Looking at a early 2000's Sea Fox 172 boat. Good, bad, ? Looking for something I can fresh & salt water fish with. 

Thanks


----------



## angus_cow_doctor (Apr 13, 2009)

I had a dealer that told me to never buy a sea fox. He was a sea fox dealer, and felt the boats were made too shoddy to be safe offshore. He said the stringers made a rubbing noise when you hit waves, and that meant they were not adequately fiberglassed. He sent back all the boats he had in inventory and started carrying other brands.

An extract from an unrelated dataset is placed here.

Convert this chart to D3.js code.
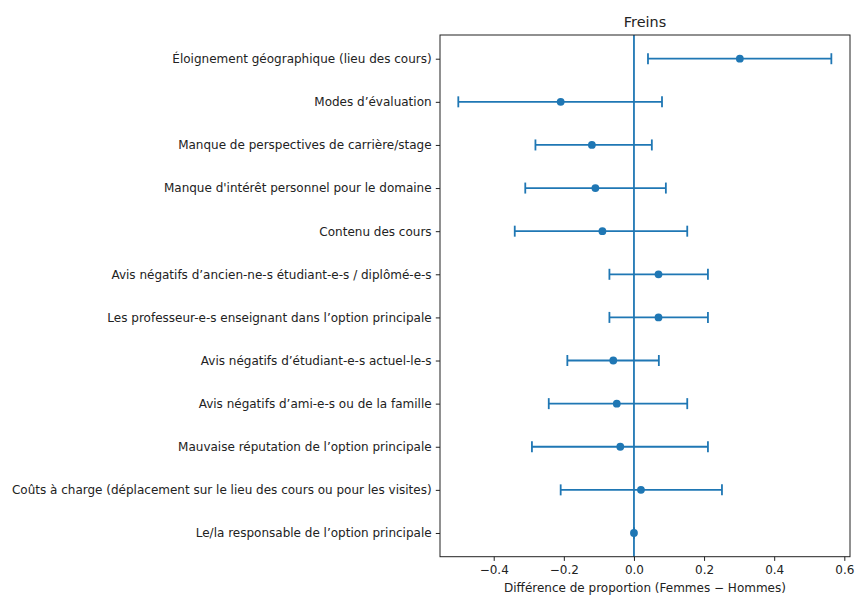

Thats all I have heard about them. PM me and I will give you the name of the dealer that said that to me (if you want it.)


----------



## Splittine (Nov 24, 2007)

Shoot a PM to Water Hazard. He had a 17ft. We did everything from gigging to catching hoos at the edge in it.


----------



## Jighead (Feb 11, 2009)

I had the 185 Bayfisher for about a year. Bought it used and in not in perfect condition, but had no problems with the boat. HOWEVER, the Mercury saltwater 115 was common on that boat and it was a lemon. I had 3 mechanics who did not know each other deal me that was the worst product Mercury ever put out.


----------



## Jaw Jacker (Jul 29, 2009)

I have a 2005 SeaFox, haven't had any problemsat all withthe boat. Only repair was to replace the livewell pump.Can say that for the200saltwater Mecr, shebroke a piston1 mouthafter the warranty ran out.


----------



## Papa Z (Sep 24, 2009)

_My Cuzen has a 17'c fox cc and for the past 4 year's we have fish every were from the Bay, East pass, Trooled from East pass to Pensacola in the gulf never herd ribs rub, !! In my mind it seem's to be a well belt boat! And we have seen some big sea's in it too! No problum! :usaflag_


----------



## 1bandit (Jul 17, 2009)

Before you buy it search sea fox posts on the Hull Truth boating forum. Most of the newer models are pretty good but there were a few with real problems.


----------